En France, l’investissement à corps perdu pour le maintien du parc et la création de nouveaux réacteurs conduit au sous-investissement vers les renouvelables mais aussi, et surtout, vers la sobriété des modes de vie, notamment des transports et de l’habitat. La sobriété se conjugue, dans tous les secteurs, avec l’indispensable efficacité énergétique. Pourtant, cette dernière n’a connu aucun programme d’envergure, tout juste quelques rustines sur la lutte contre les passoires thermiques, dont les ménages précaires souffrent encore terriblement.

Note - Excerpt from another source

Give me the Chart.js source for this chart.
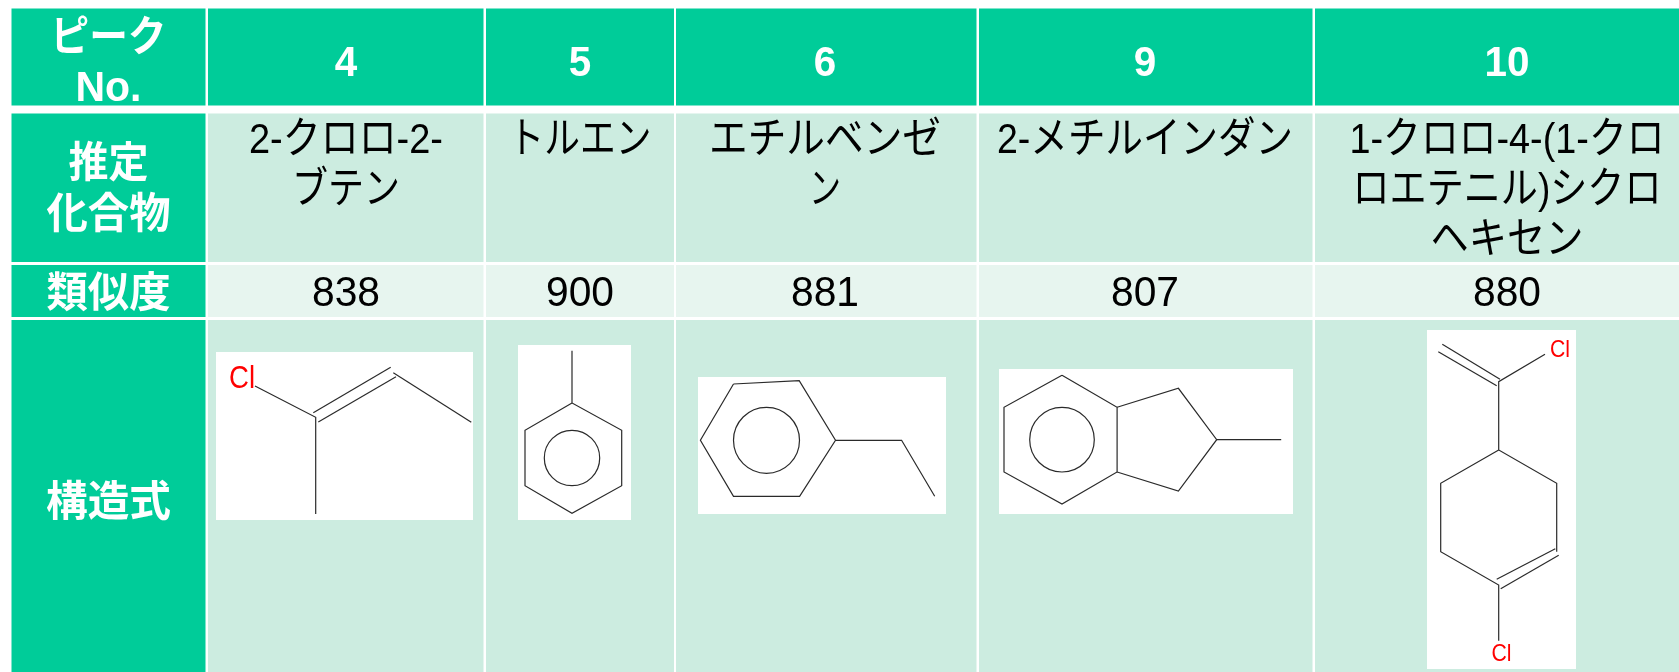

Après l’Allemagne, l’Espagne et d’autres pays européens préparent démocratiquement leur sortie du nucléaire, quand d’autres se sont toujours refusés à y entrer. Ce qui va se jouer dans les prochains mois en France et en Europe, c’est bien la lutte entre deux visions, deux projets pour la tenue des objectifs européens : le choix dangereux et coûteux du nucléaire, de l’ébriété énergétique, ou celui des renouvelables et de la sobriété.
PREMIERS SIGNATAIRES
Yannick Jadot sénateur de Paris, Julie Laernoes députée de Loire-Atlantique, Daniel Salmon sénateur d’Ille-et-Vilaine, François Thiollet député européen, Marine Tondelier secrétaire nationale Les Ecologistes-EE-LV, Emeline Joigny et Olivier Loubès co-responsables commission Energie & Climat de Les Ecologistes-EE-LV, Guy Benarroche sénateur des Bouches-du-Rhône, Olivier Bertrand adjoint au maire de Grenoble, Olivier Berzane maire du VIIIe arrondissement de Lyon, Yasmine Bouagga maire du Ier arrondissement de Lyon, Yannick Brohard conseiller régional des Hauts-de-France, Rémi Chabrillat adjoint au maire de Clermont-Ferrand, Cyrielle Chatelain députée de l’Isère, David Cormand député européen, Patrick Chaimovitch maire de Colombes, Monique De Marco sénatrice de Gironde, Claire Desmares présidente du groupe écologiste à la région Bretagne, Nour Durand-Raucher conseiller de Paris, co-trésorier Les Ecologistes-EE-LV, Charles Fournier député d’Indre-et-Loire, Philippe Guelpa-Bonaro vice-président climat et énergie de la métropole de Lyon, Antoinette Guhl sénatrice de Paris, Guillaume Hédouin conseiller régional de Normandie, membre de la commission locale d’information de la Manche, Thomas Hutin conseiller régional des Hauts-de-France, Jérémie Iordanoff député de l’Isère, Samia Lakehal co-trésorière Les Ecologistes-EE-LV, Maxime Meyer conseiller régional d’Auvergne Rhône-Alpes, Didier Missenard premier adjoint au maire d’Orsay, Mathilde Ollivier sénatrice des Françaises et Français de l’étranger, Eric Piolle maire de Grenoble, Marie Pochon députée de la Drôme, Raymonde Poncet Monge sénatrice du Rhône, Sandra Regol députée du Bas-Rhin, Chloé Sagaspe conseillère de Paris, Sabrina Sebaihi députée des Hauts-de-Seine, Anne Souyris sénatrice de Paris, Mélanie Vogel sénatrice des Françaises et Français de l’étranger, Katy Vuylsteker conseillère régionale des Hauts-de-France.